As I said, polemics has no place in philosophy. But politics is not philosophy and its is hard to imagine politics without a sizeable admixture of polemics. I wish it were not true, but politics is war conducted by other means. That is clearly how our opponents on the Left view it, and so that is how we must view it if we are to oppose them effectively.
As a culture warrior, I do battle with my enemies. As a philosopher, I seek truth with my friends.
Another very important distinction that is relevant here is that between philosophy-as-inquiry and philosophy-as-worldview. A worldview could be characterized as a system of ideas oriented toward action. Worldviews are action-guiding. Since we must act, and since we must act in some principled way, we need worldviews. But which worldviews are in the long run conducive to human flourishing? Here is where philosophy-as-inquiry comes into the picture.
My reader speaks of the Ontology Room; he should have spoken more broadly of the Philosophy Mansion in which there are many rooms, one of them being the Political Philosophy Room. In this mansion and in all of its rooms, polemics and invective are out of place. But the Philosophy Mansion can exist only if she is defended against her enemies. Manning the ramparts and minding the moats are the culture warriors who defend the mansion so that the acolytes of our fair mistress Philosophia can carry on as they have for millennia. (Similarly for churches and monasteries and synagogues and ashrams and zendos. Nazis and Commies and Islamists have a history of destroying them.)
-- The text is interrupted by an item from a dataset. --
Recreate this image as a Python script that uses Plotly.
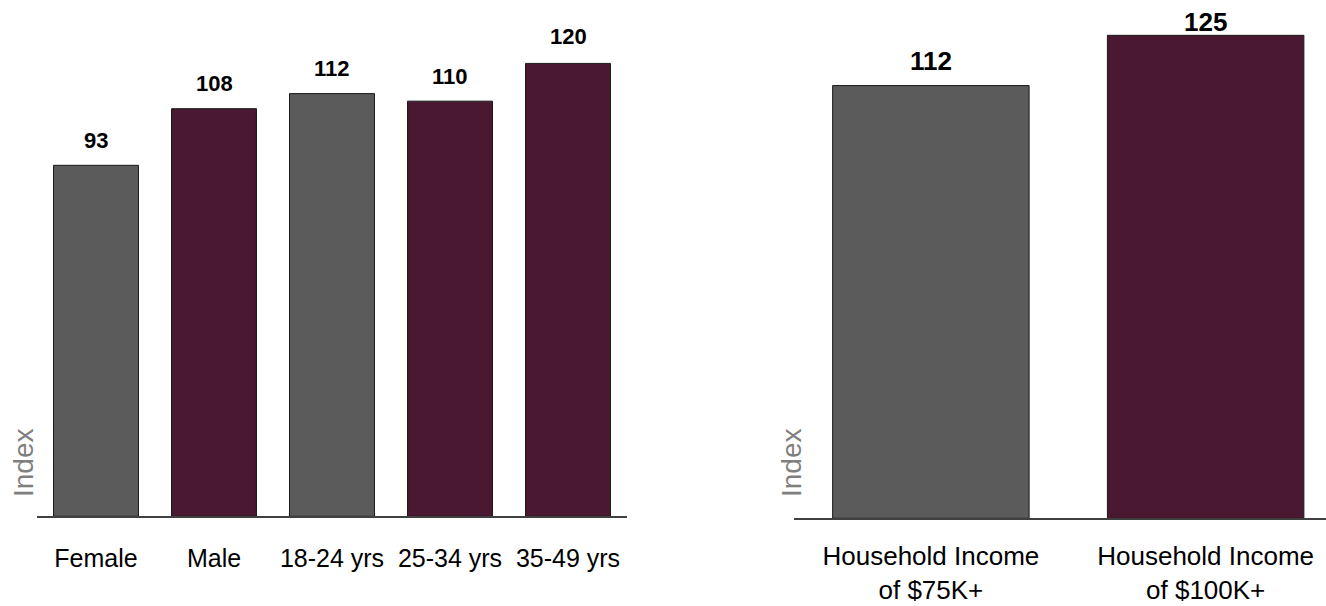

As one of the things that drove me to Philosophy was the realisation that many people dogmatise about every-day social/political issues, but often throw up their hands—becoming skeptics, agnostics, or contradicting themselves—when faced with fundamental metaphysical or existential questions, I'm interested to hear your answer.
My reader is speaking of the average Joe and Jane. These types are not skeptical in my sense since they are not inquirers. They have no interest in the ultimate truth about the ultimate matters. They are, for the most part, bottom-of-the-Cave types who are lazy and thoughtless and simply want an excuse to not think about the so-called Big Questions. The are typically anti-philosophical: they think philosophy is hot air, word games, and mental masturbation. But when it comes to hot-button issues, they adopt absurd philosophical views that they are incapable of recognizing as philosophical. One hears, for example, the opinion that a human fetus is "just a bit of tissue."
To sum up.
There is no inconsistency in my position as far as I can see either logically or performatively. Political philosophy must be distinguished from politics. The first is a theoretical enterprise. It ought to be pursued non-polemically and non-tendentiously. Politics, however, is a form of action in which we must engage in order to preserve ourselves and our way of life. This involves battling enemies. Here polemics is not only admissible but unavoidable. One must act and one cannot be sure that one's actions are right. That is just the predicament we are in.
Philosophers who shirk their political responsibilities abdicate what little authority they have.
Comments enabled. But don't comment on my solubility skepticism. That's not the point of the post.